La sconfitta per i federalisti e le istituzioni comunitarie

Durante il negoziato il presidente del Parlamento europeo David Sassoli aveva minacciato un veto degli europarlamentari nel caso in cui il budget non avesse dato risposte nel campo del contrasto al cambiamento climatico, il rispetto dello stato di diritto, le iniquità del sistema dei rebates (un annullamento) e lo stanziamento di un paniere di risorse tutte europee. Il piano approvato questa mattina non esaudisce nessuna di queste richieste. Adesso per il Parlamento europeo sarebbe piuttosto imbarazzante mettere il veto sul proprio bilancio, e causare un altro summit d’emergenza, anche se Sassoli ha fatto già delle dichiarazioni critiche “nel lungo periodo”.

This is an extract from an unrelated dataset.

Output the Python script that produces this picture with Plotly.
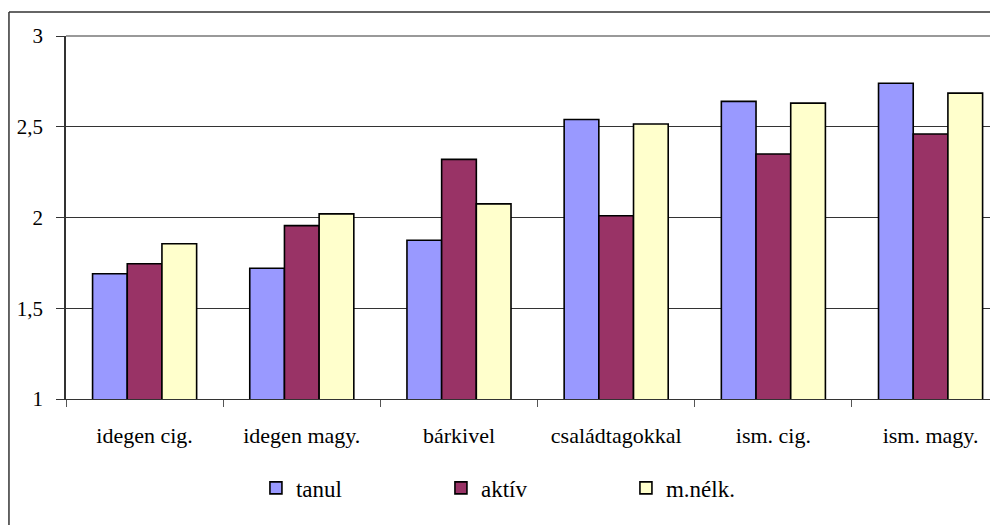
import plotly.graph_objects as go

categories = ["idegen cig.", "idegen magy.", "bárkivel", "családtagokkal", "ism. cig.", "ism. magy."]
tanul = [1.69, 1.72, 1.875, 2.54, 2.64, 2.74]
aktiv = [1.745, 1.955, 2.32, 2.01, 2.35, 2.46]
mnelk = [1.855, 2.02, 2.075, 2.515, 2.63, 2.685]
series_names = ["tanul", "aktív", "m.nélk."]
series_colors = ["#9999FF", "#993366", "#FFFFCC"]
y_ticks = [1, 1.5, 2, 2.5, 3]
y_tick_labels = ["1", "1,5", "2", "2,5", "3"]

FONT = "Liberation Serif"

fig = go.Figure()
for name, vals, col in zip(series_names, [tanul, aktiv, mnelk], series_colors):
    fig.add_trace(go.Bar(
        x=categories, y=vals, name=name,
        marker=dict(color=col, line=dict(color="#000000", width=1.6)),
    ))

fig.update_layout(
    width=990, height=517,
    margin=dict(l=58, r=0, t=28, b=126),
    paper_bgcolor="white", plot_bgcolor="white",
    font=dict(family=FONT, size=22, color="black"),
    barmode="group", bargap=0.338, bargroupgap=0,
    showlegend=True,
    legend=dict(
        orientation="h", x=0.2038, xanchor="left", y=-0.245, yanchor="middle",
        font=dict(family=FONT, size=23, color="black"),
        entrywidth=140, entrywidthmode="pixels",
        bgcolor="rgba(0,0,0,0)",
    ),
    hovermode=False,
)
fig.update_xaxes(
    range=[-0.5, 5.429],
    showline=True, linecolor="#333333", linewidth=1,
    ticks="outside", tickson="boundaries", ticklen=7, tickcolor="#555555",
    showgrid=False,
    tickfont=dict(family=FONT, size=22, color="black"),
    ticklabelstandoff=17,
)
fig.update_yaxes(
    range=[1, 3], tickvals=y_ticks, ticktext=y_tick_labels,
    showline=True, linecolor="#333333", linewidth=1.5,
    ticks="outside", ticklen=8, tickcolor="#333333",
    showgrid=True, gridcolor="#333333", gridwidth=1,
    zeroline=False,
    tickfont=dict(family=FONT, size=21, color="black"),
    ticklabelstandoff=9,
)
# top gray line of plot area
fig.add_shape(type="line", xref="paper", yref="paper", x0=0, x1=1.2, y0=1, y1=1,
              line=dict(color="#999999", width=2), layer="above")
# outer chart border (left and top)
fig.add_shape(type="line", xref="paper", yref="paper", x0=-0.0612, x1=-0.0612, y0=1.0661, y1=-0.5,
              line=dict(color="#333333", width=1.5))
fig.add_shape(type="line", xref="paper", yref="paper", x0=-0.0612, x1=1.2, y0=1.0661, y1=1.0661,
              line=dict(color="#333333", width=1.5))

fig.write_html("out.html")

La vittoria della logica intergovernativa

I frugali, il gruppo di Visegrad, l’asse franco-tedesco e i paesi mediterranei non sono interessati ad avere un’UE che funzioni in maniera troppo indipendente dagli Stati nazionali. In questa occasione sono stati soprattutto i frugali a prendere il posto che una volta era incarnato dal solo Regno Unito, ma i raggruppamenti interni e la logica dei negoziati tra capi di governo hanno dimostrato che l’UE riesce a fare passi in avanti quando si agisce con logiche intergovernative, Stati che negoziano in base a interessi nazionali, non in base alle famiglie politiche dei leader del momento.